Genuinely sad to read of the death of Sir Peter Hall, the urban planner responsible for dreaming up a number of mega-projects that have shaped London, among them the M25, Crossrail and the Thames Gateway. He also came up with the notion of a new London airport in the Thames estuary, subsequently supported by Boris Johnson, which (despite the considerable wildlife impact) I support – because the aircraft noise in must of western London (including Barnes, where we live) is already insupportable, and likely to become worse.
I didn’t know Hall well, but my town planning M. Phil. at UCL (where he taught at the Bartlett School of Architecture, which was the School of Environmental Studies when I was there, 1972-74) and subsequent work in areas like environmental impact assessment brought me into contact with him on a number of occasions, most memorably on the margins of a TCPA event. He was always charming and stimulating, though I confess I didn’t always love his ideas.
The Financial Times obituary flagged above recalls that Hall once promoted a Detroit-style network of motorways for London, with elevated walkways to take pedestrians out of harm’s way. When I left UCL, I joined TEST, run by architect-planner John Roberts – and much of our early work was for clients like the Department of the Environment, focusing on ways to improve the pedestrian’s environment. Elevated walkways were anathema to us.
Still, such towering figures are allowed their glitches.

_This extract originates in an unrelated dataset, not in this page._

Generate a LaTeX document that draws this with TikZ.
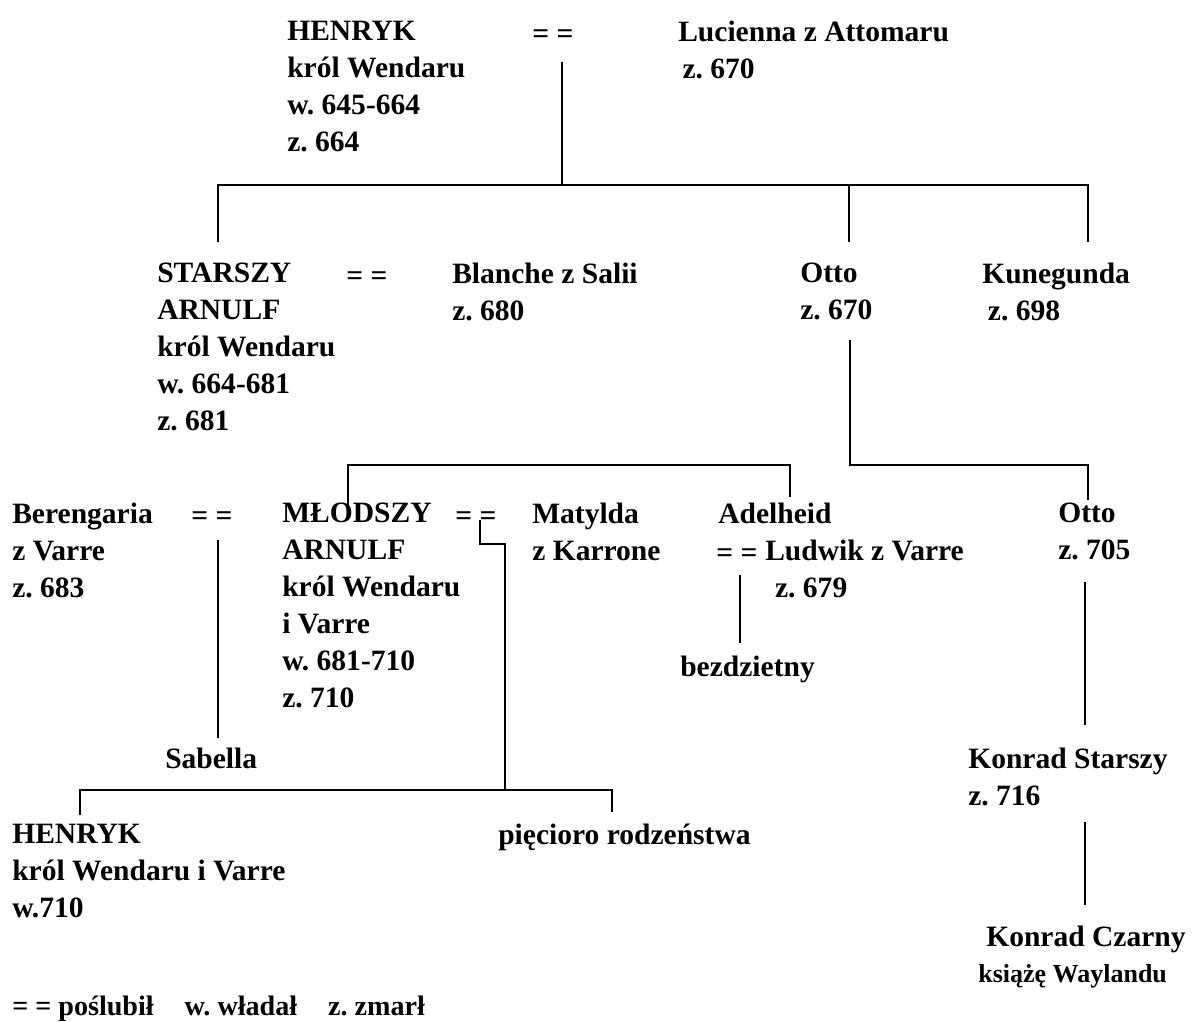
\documentclass[tikz,border=0pt]{standalone}
\usepackage{fontspec}
\setmainfont{Liberation Serif}
\frenchspacing
\usetikzlibrary{calc}
\tikzstyle{person} = [anchor=north west, align=left, inner sep=0pt,
    font=\bfseries\fontsize{21}{26.3}\selectfont]
\tikzstyle{marry} = [anchor=north, inner sep=0pt,
    font=\bfseries\fontsize{21}{26.3}\selectfont]
\tikzstyle{line} = [draw, line width=1.5pt]

\begin{document}
\begin{tikzpicture}[x=0.025cm, y=-0.025cm]
    \useasboundingbox (0,0) rectangle (1192,1021);
    % Nodes
    \node [person] (henryk) at (287,21) {HENRYK\\król Wendaru\\w. 645-664\\z. 664};
    \node [marry] (eq1) at (553,29) {= =};
    \node [person] (lucienna) at (678,21) {Lucienna z Attomaru\\\hspace*{3pt}z. 670};

    \node [person] (starszy) at (157,263) {STARSZY\\ARNULF\\król Wendaru\\w. 664-681\\z. 681};
    \node [marry] (eq2) at (367,271) {= =};
    \node [person] (blanche) at (452,263) {Blanche z Salii\\z. 680};
    \node [person] (otto) at (800,263) {Otto\\z. 670};
    \node [person] (kunegunda) at (982,263) {Kunegunda\\\hspace*{4pt}z. 698};

    \node [person] (berengaria) at (12,503) {Berengaria\\z Varre\\z. 683};
    \node [marry] (eq3) at (212,511) {= =};
    \node [person] (mlodszy) at (282,503) {MŁODSZY\\ARNULF\\król Wendaru\\i Varre\\w. 681-710\\z. 710};
    \node [marry] (eq4) at (476,511) {= =};
    \node [person] (matylda) at (532,503) {Matylda\\z Karrone};
    \node [person] (adelheid) at (718,503) {Adelheid};
    \node [marry] (eq5) at (737,548) {= =};
    \node [person] (ludwik) at (765,540) {Ludwik z Varre\\\hspace*{7pt}z. 679};
    \node [person] (otto2) at (1058,503) {Otto\\z. 705};

    \node [person] (bezdzietny) at (680,656) {bezdzietny};
    \node [person] (sabella) at (165,748) {Sabella};
    \node [person] (konrad) at (968,748) {Konrad Starszy\\z. 716};
    \node [person] (henryk2) at (12,824) {HENRYK\\król Wendaru i Varre\\w.710};
    \node [person] (rodzenstwo) at (498,824) {pięcioro rodzeństwa};
    \node [person] (czarny) at (986,926) {Konrad Czarny};
    \node [person, font=\bfseries\fontsize{18.5}{24}\selectfont] (ksiaze) at (978,964) {książę Waylandu};
    \node [person, font=\bfseries\fontsize{20}{24}\selectfont] (legend) at (12,996) {= = poślubił\hspace{1.1em}w. władał\hspace{1.1em}z. zmarł};

    % Junctions
    \coordinate (c1) at (562,62);
    \coordinate (bar1) at (562,185);
    \coordinate (s1) at (218,242);
    \coordinate (s2) at (849,242);
    \coordinate (s3) at (1088,242);
    \coordinate (o1) at (850,340);
    \coordinate (bar3) at (850,465);
    \coordinate (o2) at (1088,500);
    \coordinate (bar2) at (570,465);
    \coordinate (a1) at (348,505);
    \coordinate (a2) at (790,497);
    \coordinate (b1) at (218,540);
    \coordinate (b2) at (218,738);
    \coordinate (k1) at (480,520);
    \coordinate (k2) at (505,544);
    \coordinate (bar4) at (505,790);
    \coordinate (h1) at (80,815);
    \coordinate (r1) at (612,812);
    \coordinate (l1) at (740,575);
    \coordinate (l2) at (740,643);
    \coordinate (t1) at (1085,582);
    \coordinate (t2) at (1085,725);
    \coordinate (t3) at (1085,822);
    \coordinate (t4) at (1085,905);

    % Edges
    \path [line] (c1) -- (bar1);
    \path [line] (s1) |- (bar1) -| (s3);
    \path [line] (bar1 -| s2) -- (s2);
    \path [line] (o1) -- (bar3) -| (o2);
    \path [line] (a1) |- (bar2) -| (a2);
    \path [line] (b1) -- (b2);
    \path [line] (k1) |- (k2) -- (bar4);
    \path [line] (h1) |- (bar4) -| (r1);
    \path [line] (l1) -- (l2);
    \path [line] (t1) -- (t2);
    \path [line] (t3) -- (t4);
\end{tikzpicture}
\end{document}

And there are other aspects of his life story that I found endearing, as I read about them. The Times obituary, for example, which is hidden behind Murdoch’s paywall, notes that Hall recently tripped and cut his head while in Liverpool. After waiting for two hours in an A&E unit at the local hospital, he gave up and returned to deliver his speech with a plaster “haphazardly” covering the wound.
When I was hit by a car driven by a Mongolian woman (her second day out on British roads, and I was in a cycle lane at the time) while biking through Olympia in 2006, I was ambulances to hospital, but had to stand around (I couldn’t sit with another set of cracked ribs) for nearly two hours. Like Hall, I eventually gave up, and with a palmful of painkillers offered by a slightly panicked nurse as I left, cycled home, shrieking every time I hit a bump.
It almost had me feeling that Hall’s segregation of cars and other traffic was the way to go, though in the end we are going to have to tame and civilise motorised traffic in cities in ways which I suspect would be inconceivable to today’s motorists and urban planners.